The report shows that three-quarters of total emissions come from just 15 of the 45 companies considered. At the top is Brazil’s JBS, which alone is responsible for more than 240 million tonnes of CO₂ equivalents in 2023, nearly a quarter of the total. The paradox is that whilst the world debates energy transition, the “food transition” remains on the sidelines of the debate. Yet the agribusiness sector’s contribution to global warming is now comparable to that of fossil fuels.

“As world leaders prepare to attend COP30, which this year is being held in the heart of the Amazon devastated by meat giants, scientists are clear that failure to reduce livestock emissions will take us well beyond the 1.5-degree threshold of global warming,” says Simona Savini, Greenpeace Italy’s Agriculture campaigner. “At the centre of our agrifood system should be farms that contribute to the restoration of nature and communities, with production based on agroecological models, not the maxi farms controlled by multinational corporations.”

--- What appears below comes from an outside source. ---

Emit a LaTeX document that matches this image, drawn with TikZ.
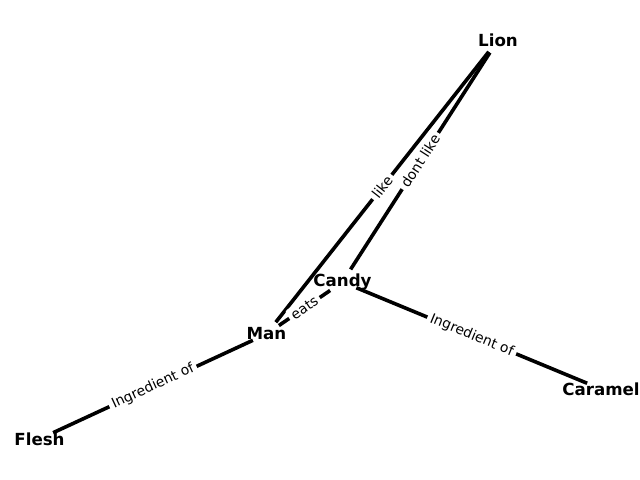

The demands: transparency and turnaround

The report’s authors call on governments to introduce binding rules: mandatory emissions reporting for companies, specific methane reduction targets, policies to curb overproduction and overconsumption of meat and dairy products. Most importantly, they call for shifting public subsidies from industrial animal husbandry to models based on agroecology, food sovereignty and plant-based foods.

In other words: fewer factory barns, more living fields. Lest we continue to treat the planet like a grid.